Sunday 13 July 2008

Back to Prague

Have just returned from a ten-day visit to Prague and Karlovy Vary (pictured), in the Czech Republic. I had last been to Prague thirteen years ago and the city has certainly changed, not all for the better. We enjoyed an excellent performance of Don Giovanni at the Estates Theatre where Mozart conducted the opera's premiere, and the theatre exudes the atmosphere of the era. We saw some great jazz funk from Madfinger at the Agharta cellar club (pictured below) and had an excellent dinner at the Bellevue restaurant. We also visited - aside from the obligatory walks around Old Town and the Castle - a sobering if straightforward new Museum of Communism and a fascinating museum dedicated to the life of the great Czech decorative artist Alphonse Mucha. We also visited the church of Saints Cyril and Methodius where the brave parachutist assassins of Reinhard Heydrich in 1942 went into hiding before being betrayed by a supposed comrade: the sobering exhibition in the crypt tells of not only their last days but the consequences for the Orthodox priests who concealed them and others whom the Nazis killed in revenge.

In Karlovy Vary, where the 43rd film festival was in full swing, the attractive spa town tells the story of the Czechs' changing fortunes in microcosm. The Festival itself started in 1946, but went through a dreary phase until the early sixties when it reflected the opening up of Czechoslovakia under Dubcek, before reverting to a shared staging with Moscow until the Velvet Revolution. We saw two excellent films introduced by the directors: Marion Lane's Un Coeur Simple with a riveting performance by the wonderful Sandrine Bonnaire in Flaubert's fable; and John Sayles's Honeydripper, with Danny Glover also in attendance. Though both films have had their UK premieres already, it was great seeing them in very glamorous festival settings. The town itself has long been a Russian favourite, and the relationship has continued since 1989. Parts of it are ridiculously over-priced, but the best meal in town by far was at the Embassy restaurant, which was also probably our best meal of the holiday - authentic Czech food at a fair price.

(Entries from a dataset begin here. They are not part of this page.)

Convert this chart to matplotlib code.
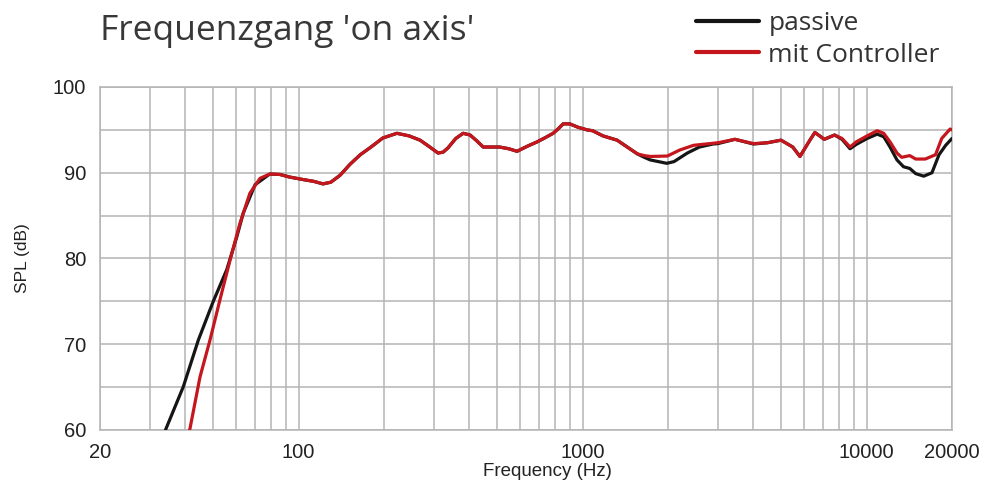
import matplotlib
matplotlib.use("Agg")
import matplotlib.pyplot as plt
from matplotlib.ticker import FixedLocator, LogLocator, NullFormatter

freq_passive = [33.5, 34.2, 39.3, 44.4, 50.1, 55.9, 60.6, 63.9, 70.3, 79.2, 86, 93, 104, 113, 122, 130, 140,
                152, 165, 180, 198, 222, 245, 268, 290, 310, 323, 336, 358, 380, 402, 425, 447, 480,
                510, 550, 588, 640, 692, 740, 788, 820, 855, 902, 965, 1038, 1085, 1180, 1324, 1437,
                1560, 1650, 1730, 1980, 2100, 2340, 2580, 2880, 3000, 3440, 4000, 4480, 5000, 5500,
                5830, 6320, 6580, 7100, 7720, 8200, 8750, 9200, 10050, 10900, 11500, 12100, 12800,
                13500, 14200, 14900, 15900, 17000, 18000, 19000, 20000]
spl_passive = [59.4, 60.2, 65.05, 70.5, 75.0, 78.7, 82.5, 85.3, 88.6, 89.85, 89.8, 89.5, 89.2, 89.0, 88.7,
               88.9, 89.7, 91.0, 92.1, 93.0, 94.05, 94.6, 94.3, 93.8, 93.0, 92.3, 92.4, 92.9, 94.0,
               94.6, 94.4, 93.7, 93.0, 93.0, 93.0, 92.8, 92.5, 93.1, 93.6, 94.1, 94.6, 95.1, 95.7,
               95.7, 95.3, 95.0, 94.9, 94.3, 93.8, 93.0, 92.2, 91.8, 91.5, 91.1, 91.3, 92.3, 93.0,
               93.35, 93.4, 93.9, 93.35, 93.5, 93.8, 93.0, 91.9, 93.8, 94.7, 93.9, 94.4, 93.9, 92.8,
               93.3, 94.0, 94.5, 94.2, 93.0, 91.5, 90.7, 90.5, 89.9, 89.6, 90.0, 92.1, 93.2, 94.0]

freq_ctrl = [41.0, 41.5, 45.0, 48.8, 52.9, 57.4, 62.2, 67.4, 73.2, 79.2, 86, 93, 104, 113, 122, 130, 140,
             152, 165, 180, 198, 222, 245, 268, 290, 310, 323, 336, 358, 380, 402, 425, 447, 480,
             510, 550, 588, 640, 692, 740, 788, 820, 855, 902, 965, 1038, 1085, 1180, 1324, 1437,
             1560, 1650, 1730, 1990, 2200, 2460, 3000, 3440, 4000, 4480, 5000, 5500, 5830, 6320,
             6580, 7100, 7720, 8200, 8750, 9200, 10050, 10900, 11500, 12100, 12800, 13300, 14200,
             14900, 16100, 17500, 18400, 19700, 20000]
spl_ctrl = [59.5, 60.2, 66.2, 70.5, 75.2, 79.8, 84.1, 87.6, 89.35, 89.85, 89.8, 89.5, 89.2, 89.0, 88.7,
            88.9, 89.7, 91.0, 92.1, 93.0, 94.05, 94.6, 94.3, 93.8, 93.0, 92.3, 92.4, 92.9, 94.0,
            94.6, 94.4, 93.7, 93.0, 93.0, 93.0, 92.8, 92.5, 93.1, 93.6, 94.1, 94.6, 95.1, 95.7,
            95.7, 95.3, 95.0, 94.9, 94.3, 93.8, 93.0, 92.2, 92.0, 91.9, 91.95, 92.65, 93.2, 93.5,
            93.9, 93.4, 93.5, 93.8, 93.0, 91.9, 93.8, 94.7, 93.9, 94.4, 94.0, 93.0, 93.6, 94.3,
            94.9, 94.6, 93.6, 92.3, 91.8, 92.0, 91.6, 91.6, 92.1, 94.0, 95.1, 95.0]

x_ticks = [20, 100, 1000, 10000, 20000]
x_tick_labels = ["20", "100", "1000", "10000", "20000"]
y_ticks = [60, 70, 80, 90, 100]

grid_c = "#b4b4b4"

fig = plt.figure(figsize=(9.88, 4.92), dpi=100)
ax = fig.add_axes([100/988, 1-430/492, 852/988, 343/492])

ax.plot(freq_passive, spl_passive, color="#151515", lw=2.3, solid_joinstyle="round",
        solid_capstyle="round", label="passive", zorder=3)
ax.plot(freq_ctrl, spl_ctrl, color="#c4161c", lw=2.3, solid_joinstyle="round",
        solid_capstyle="round", label="mit Controller", zorder=4)

ax.set_xscale("log")
ax.set_xlim(20, 20000)
ax.set_ylim(60, 100)

ax.xaxis.set_major_locator(FixedLocator(x_ticks))
ax.set_xticklabels(x_tick_labels)
ax.xaxis.set_minor_locator(LogLocator(base=10, subs=range(1, 10), numticks=20))
ax.xaxis.set_minor_formatter(NullFormatter())
ax.yaxis.set_major_locator(FixedLocator(y_ticks))
ax.yaxis.set_minor_locator(FixedLocator([65, 75, 85, 95]))

ax.grid(True, which="both", color=grid_c, lw=1.1)
for s in ax.spines.values():
    s.set_color(grid_c)
    s.set_linewidth(1.1)
ax.tick_params(which="both", length=0)
ax.tick_params(axis="x", pad=9)
ax.tick_params(axis="y", pad=10)
for lab in ax.get_xticklabels() + ax.get_yticklabels():
    lab.set_fontfamily("Liberation Sans")
    lab.set_fontsize(14.5)
    lab.set_color("#222222")

fig.text(547/988, 1-472/492, "Frequency (Hz)", ha="center", va="center",
         fontsize=13.5, family="Liberation Sans", color="#222222")
fig.text(23/988, 1-258/492, "SPL (dB)", ha="center", va="center", rotation=90,
         fontsize=12.5, family="Liberation Sans", color="#222222")

fig.text(100/988, 1-31/492, "Frequenzgang 'on axis'", ha="left", va="center",
         fontsize=25.5, family="Open Sans", color="#383838")

leg = fig.legend(loc="upper left", bbox_to_anchor=(696/988, 1-11/492), frameon=False,
                 prop={"family": "Open Sans", "size": 19}, handlelength=2.4,
                 handletextpad=0.34, labelspacing=0.25, borderpad=0, borderaxespad=0)
for t in leg.get_texts():
    t.set_color("#333333")
for h in leg.get_lines():
    h.set_linewidth(3)

fig.savefig("out.png", dpi=100)
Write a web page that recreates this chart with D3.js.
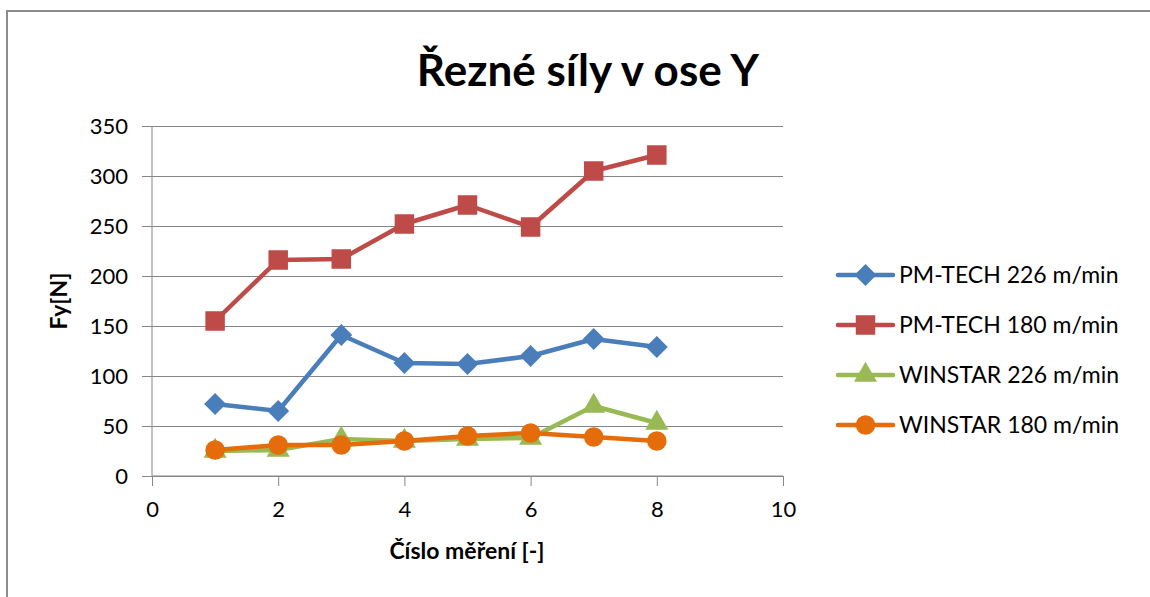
<!DOCTYPE html>
<html>
<head>
<meta charset="utf-8">
<script src="https://cdn.jsdelivr.net/npm/d3@7"></script>
<style>
  body { margin: 0; background: #fff; }
  svg { display: block; font-family: Lato, "Open Sans", sans-serif; }
</style>
</head>
<body>
<svg id="chart" width="1150" height="597"></svg>
<script>
// measurement numbers 1..8
const xs = [1, 2, 3, 4, 5, 6, 7, 8];
const pmTech226 = [72, 65, 141, 113, 112, 120, 137, 129];
const pmTech180 = [155, 216, 217, 252, 271, 249, 305, 321];
const winstar226 = [25, 26, 37, 35, 37, 38, 70, 53];
const winstar180 = [26, 31, 31, 35, 40, 43, 39, 35];
const seriesNames = ['PM-TECH 226 m/min', 'PM-TECH 180 m/min', 'WINSTAR 226 m/min', 'WINSTAR 180 m/min'];
const xTicks = [0, 2, 4, 6, 8, 10];
const yTicks = [0, 50, 100, 150, 200, 250, 300, 350];

const series = [
  { name: seriesNames[0], values: pmTech226, color: '#4a7ebb', symbol: 'diamond' },
  { name: seriesNames[1], values: pmTech180, color: '#be4b48', symbol: 'square' },
  { name: seriesNames[2], values: winstar226, color: '#98b954', symbol: 'triangle' },
  { name: seriesNames[3], values: winstar180, color: '#e46c0a', symbol: 'circle' },
];

const svg = d3.select('#chart');
const gridColor = '#868686';

// chart frame (only top and left visible)
svg.append('path')
  .attr('d', 'M7,597 V11 H1150')
  .attr('fill', 'none')
  .attr('stroke', '#8c8c8c')
  .attr('stroke-width', 2);

const x = d3.scaleLinear().domain([0, 10]).range([152, 783]);
const y = d3.scaleLinear().domain([0, 350]).range([476, 126]);

// gridlines
svg.append('g')
  .attr('transform', `translate(${x(0)},0)`)
  .call(d3.axisRight(y).tickValues(yTicks).tickSize(x(10) - x(0)).tickFormat(''))
  .call((g) => g.select('.domain').remove())
  .selectAll('line').attr('stroke', gridColor);

// y axis
const yAxis = svg.append('g')
  .attr('transform', `translate(${x(0)},0)`)
  .call(d3.axisLeft(y).tickValues(yTicks).tickSize(10).tickPadding(14));
yAxis.select('.domain').attr('stroke', gridColor).attr('d', `M0,${y(350)}V${y(0)}`);
yAxis.selectAll('line').attr('stroke', gridColor);
yAxis.selectAll('text').attr('font-size', 22).attr('fill', '#000')
  .attr('font-family', 'Lato, sans-serif');

// x axis
const xAxis = svg.append('g')
  .attr('transform', `translate(0,${y(0)})`)
  .call(d3.axisBottom(x).tickValues(xTicks).tickSize(10).tickPadding(15));
xAxis.select('.domain').attr('stroke', gridColor).attr('d', `M${x(0)},0H${x(10)}`);
xAxis.selectAll('line').attr('stroke', gridColor);
xAxis.selectAll('text').attr('font-size', 22).attr('fill', '#000')
  .attr('font-family', 'Lato, sans-serif');

// title and axis titles
svg.append('text')
  .attr('x', 588).attr('y', 86)
  .attr('text-anchor', 'middle')
  .attr('font-size', 44).attr('font-weight', 'bold')
  .text('Řezné síly v ose Y');

svg.append('text')
  .attr('x', 467).attr('y', 559)
  .attr('text-anchor', 'middle')
  .attr('font-size', 23).attr('font-weight', 'bold')
  .text('Číslo měření [-]');

svg.append('text')
  .attr('transform', 'translate(67,301) rotate(-90)')
  .attr('text-anchor', 'middle')
  .attr('font-size', 23).attr('font-weight', 'bold')
  .text('Fy[N]');

// square diamond (rotated square), as in the office chart markers
const squareDiamond = {
  draw(context, size) {
    const r = Math.sqrt(size / 2);
    context.moveTo(0, -r);
    context.lineTo(r, 0);
    context.lineTo(0, r);
    context.lineTo(-r, 0);
    context.closePath();
  },
};

const symbolTypes = {
  diamond: squareDiamond,
  square: d3.symbolSquare,
  triangle: d3.symbolTriangle,
  circle: d3.symbolCircle,
};
const symbolSizes = { diamond: 240, square: 380, triangle: 230, circle: 300 };

const line = d3.line()
  .x((d, i) => x(xs[i]))
  .y((d) => y(d));

series.forEach((s) => {
  const g = svg.append('g');
  g.append('path')
    .datum(s.values)
    .attr('fill', 'none')
    .attr('stroke', s.color)
    .attr('stroke-width', 4.5)
    .attr('stroke-linejoin', 'round')
    .attr('d', line);
  g.selectAll('path.mark')
    .data(s.values)
    .join('path')
    .attr('class', 'mark')
    .attr('transform', (d, i) => `translate(${x(xs[i])},${y(d)})`)
    .attr('fill', s.color)
    .attr('d', d3.symbol(symbolTypes[s.symbol], symbolSizes[s.symbol]));
});

// legend
const legend = svg.append('g');
series.forEach((s, i) => {
  const ly = 275 + i * 50;
  legend.append('line')
    .attr('x1', 838).attr('x2', 893)
    .attr('y1', ly).attr('y2', ly)
    .attr('stroke', s.color).attr('stroke-width', 4.5)
    .attr('stroke-linecap', 'round');
  legend.append('path')
    .attr('transform', `translate(865.5,${ly})`)
    .attr('fill', s.color)
    .attr('d', d3.symbol(symbolTypes[s.symbol], symbolSizes[s.symbol]));
  legend.append('text')
    .attr('x', 899).attr('y', ly + 8)
    .attr('font-size', 23)
    .text(s.name);
});
</script>
</body>
</html>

And money is the biggest change in Czech society. For a British pound-spender, the prices are often absurd as the Koruna has become even stronger than the Euro. But it is also the attitude of many to making a fast buck which seems different. Unless you use a reliable company like AAA in Prague, taxi drivers will rip you off with dodgy meters. And the mark-ups in many restaurants make Italy in August seem like a bargain. That said, there is so much that remains attractive about the Czech Republic that one hopes such attitudes don't deter visitors. After all, there are few cities that can match Prague in Europe for their sights.